I do in fact feel that if they only know what they have told us, this trial was ended prematurely. There are obviously some boys in the trial that are seeing a benefit, and those boys need to be more closely examined to see how and why their bodies are responding positively. Now, the fact that I feel the trial should not have ended is from the perspective of someone with an affected brother-in-law. I'm not saying PTC was irresponsible in their actions - as Keith explained, they have a huge interest too - so I'm sure they have some reason to halt the trial, whether it by monetary or something else. In the end, they probably know best on how to run their business, and if they need to work on the data more before spending more money, that will ultimately benefit us in the end, if they can stay afloat long enough to see through the development of this drug.

My heart goes out to everyone here - though I can't possibly understand what you are going through as parents, I feel so incredibly frustrated that I can't do anything. I am in the building right across the street from CHOP - but because I am in the neuroscience program at Penn, there is not much I can do in studying muscle tissue.

Let’s hope that PTC can realize which avenue to best explore in a timely manner. Hope is far from gone!
Actually, I do not think that there is any doubt in the minds of the scientists working in the field that producing enough dystrophin will produce functional improvement. It has been shown in large animals that this is the case even with exon skipping where the dystrophin produced in not full length. When a very high dose of morpholinos was used and a large quantity of dystrophin was produced, one could easily see the difference in the 6MWT surrogate b/w the treated and untreated dogs. What is not clear at this point is how much dystrophin represents enough to see the improvement. Hence it is difficult to use % dystropin as an endpoint now. That and the fact that the FDA would like to measure function/improvement. That is why I think that the most important data to analyze is the biopsy data.

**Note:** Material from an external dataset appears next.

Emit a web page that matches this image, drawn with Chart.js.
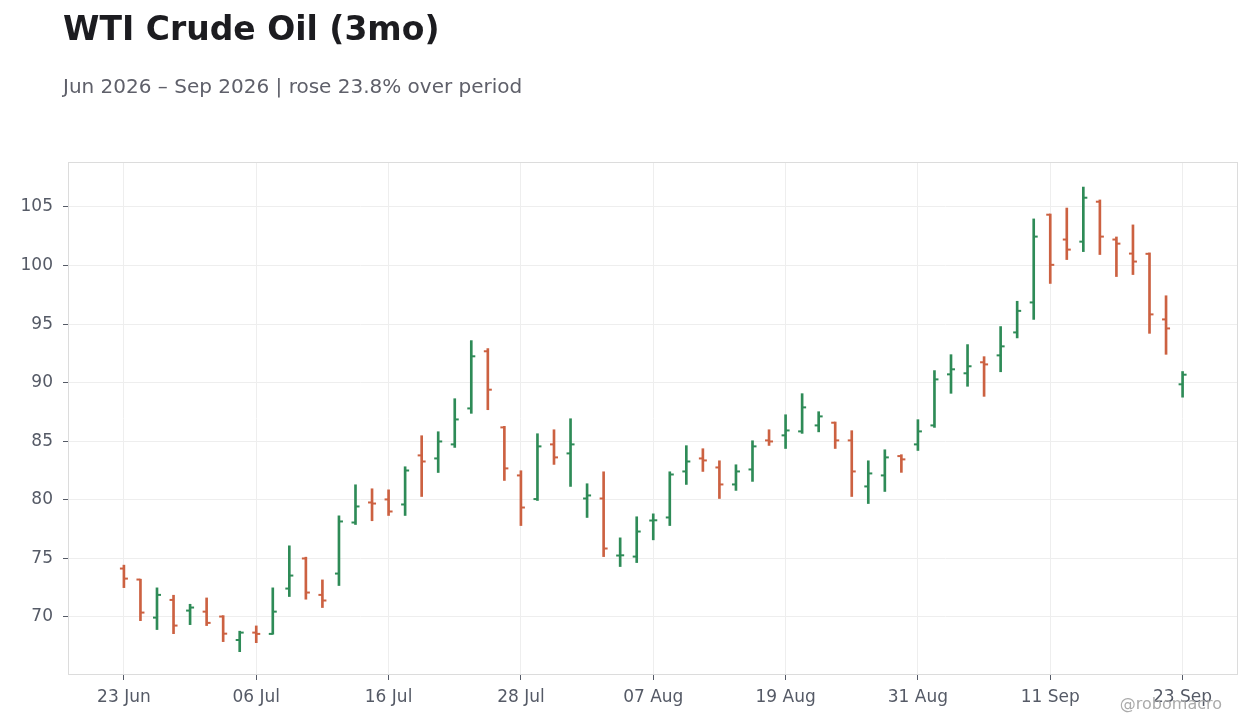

I have no idea what Ataluren's future is for DMD (the PTC group was not clear at all when asked the question proving that they do not know either until all data is analyzed), but there is very important information in this data for other possible treatments in the pipeline, exon skipping, gene therapy etc. I hope they analyze this data sooner rather than later and present the results.


Tamara Walters said:
I think what they mean by "clinically meaningful" is this. Maybe the drug did in fact increase dystrophin production, but if that does not translate into any physical improvement, then so what ? If my son makes dystrophin but it does not mean any physical difference, then it does not seem to be worth it. Let's move on to something that makes a difference in dystophin AND in the physical abilities of the boys.

Tamara
Thank you Shane and Ofelia for your valuable input. Let's hope that PTC finds some histologically important information when they finish sorting out their data from the biopsies, and that they can then convince the FDA about possibly expanding or changing the definition of the primary end-point. I assume that in hemophilia that is induced by a stop codon mutation, things will be much more clear cut por Ataluren than in DMD. Either the clotting factor is expressed (and bleedings stop), or they don't. I don't know about cystic fibrosis. In DMD, as Shane says, boys and men do not die "from their inability to walk but from lung and heart failure", so if Ataluren manages to stop the necrosis of muscular cells then it ultimately becomes a life-saving drug!!. Regards to all.